Now that New York Times staffers are all settled in their fancy new building with the indoor arboretum and the finicky windowpanes, we wondered what the company might be doing to impress upon employees that their comforts and convenience remain priorities. As it turns out, the Times HR department wants everyone to know they're still listening. "We recently implemented some changes to better suit the needs of our employees," reads today's in-houseTimes newsletter [PDF link]. For instance! Bike racks are promised! Name plate holders for the copy desk too! Also, in the interest of convenience, staircases are now numbered "on the inside railing on each staircase—now when walking between floors you can easily know your location." Pardon us for saying so, but aren't well-marked means of egress, you know, prerequisites to passing city building and fire codes? We decided to poke around in the code to find out, and hey, how about that! They totally are.
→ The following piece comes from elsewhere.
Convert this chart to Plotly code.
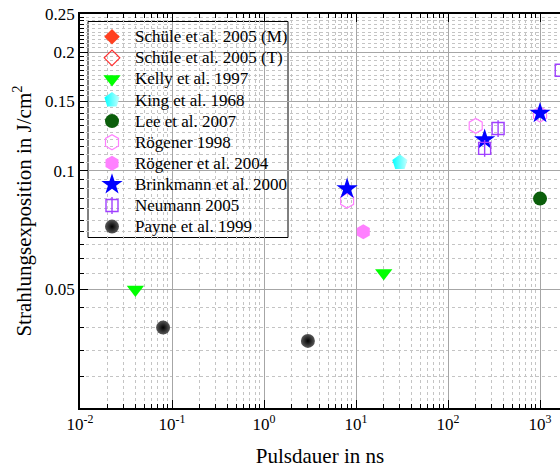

According to Article 9 of the city's building code (section [C26-608.3] 27-392 to be exact and yes, looking at that number makes our head hurt too), which is available on the mayor's website, "Floor numbering signs" are indeed kind of important! Any office building with either one elevator or more than 500 people (that's you, fancy New York Times building!) must have signs that "shall be posted and maintained within each stair enclosure on every floor, indicating the number of the floor." Emphasis ours, so on and so forth.

The Times, along with the new Hearst building and some 300 other Manhattan buildings, has "smart elevator" technology. You can read all about how it works in a generally favorable 2005 piece the Times did—and more on it today, as well, less happily.

With smart elevator systems, riders choose their destination first on a lobby panel outside and are then directed into the appropriate elevator—which, as Curbed noticed this summer, don't contain any buttons at all.

As far as we can tell, "smart" elevators sure don't break any building codes and last time we checked we weren't professional architects or building inspectors, but still. Considering the fallibility of anything that runs on a computer, we would assume clearly marking the brick-and-mortar stairwells used in case of emergency would have been done six months before staffers at the Times were moved into their new headquarters, not six months after. Even if the building's signage is kosher, would you relish working in a building where you're forced to take the word of management and your elevator that you're on the 10th floor?